Best of luck in whatever you choose!
posted by vodkaboots at 9:28 AM on February 15, 2009


What I hear from you is that the only downside you see is the money. Their idea that you do some creative fund-raising is a good one, and I could see that getting you the amount you need. The Habitat cross-country bike riders and the AIDS San Fran to LA bike riders all raise thousands of dollars. Applying for grants, throwing events, hitting up people for money, whatever they can give, are all useful skills in the nonprofit world. For example, could you get a business to donate something (a bike?) in exchange for you holding a very well publicized raffle?

whether I choose to go on a career of political advocacy or otherwise -- environmental consulting, or non-profit office-type work, or government agency type work, or what have you.

I'd get really clear about what this is and is not, because it's not as widely applicable as you think.

What it will be:
- it will probably be very incredibly inspirational;
- it may solidify your commitment to environmental change and potentially leave you feeling more radical (if you end up seeing and learning facts that others may not know);
- it will educate you in organizing and campaign techniques;
- it will be a great bonding experience with cool and interesting people, so to get the most out of it, go in planning to keep in touch with them later;
- you will get a little taste of direct action and organizing;
- it could be the teeniest foot in the door at Greenpeace if you hope to eventually work for them.

What it is not:
- real-world work experience in any way, organizing or otherwise (it sounds like you'll do at most 2-3 weeks of actual work, right? And since the time is so short, they'll likely have to hand to you all the preparation materials and all the answers to the questions and problems one would normally confront -- it does have value, the same way a science lab class has value, but it's not like it's your job; it's someone else's job to figure out how to make your time useful for their campaign)
- useful background for a wide range of environmental topics or anything that might impress government agencies or environmental consultants (you will learn how to mobilize citizens around an issue, but water engineers at a consulting company or government agency won't appreciate that)

That said, I work at a very moderate nonprofit that does some community organizing. We'd consider this a plus. If I were hiring you, I'd want to see some signs that you could handle real-world responsibility, since our work is so much less exciting than this program, and I'd want to make sure you wouldn't hate it and hop to something else once you realized that.

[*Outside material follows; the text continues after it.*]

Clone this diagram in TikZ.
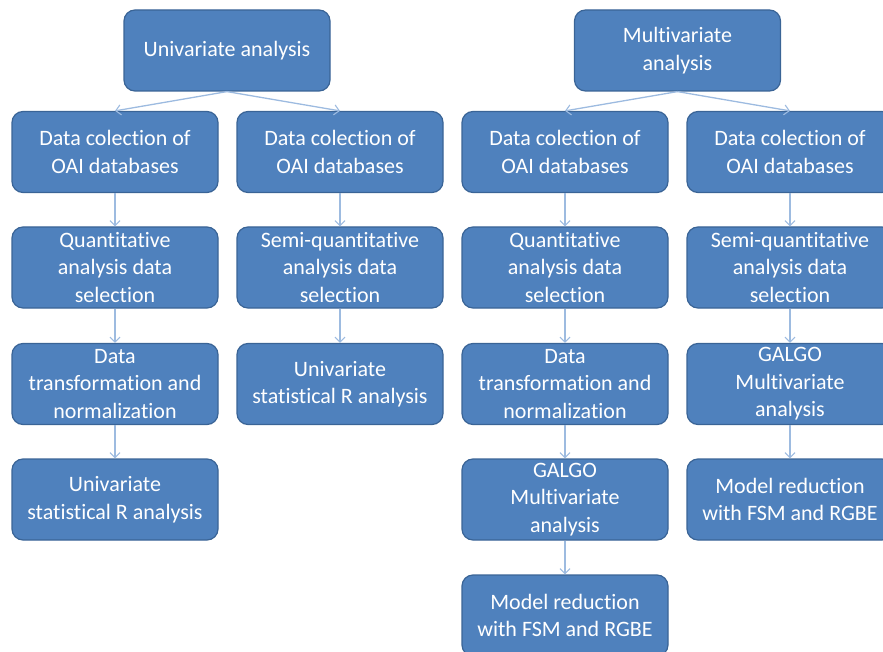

Two other options to consider: Green Corps and/or fellowships in political environments (eg: 1, 2).

Bottom line: I think it will be an amazing life-changing experience, and it will probably help you get entry-level organizing positions with environmental nonprofits, and I'd definitely do it if you've already been organizing protests in college and think you'll keep independently doing this going forward, but I wouldn't do it thinking it will have wide and long-lasting appeal as a resume item.
posted by salvia at 12:07 PM on February 15, 2009


To be more explicit about two points:
- government agencies are pretty conservative
- for maximum real-world experience and resume value, do the fundraising yourself ahead of time. Plus, debt will interfere with living a free-wheeling direct action lifestyle.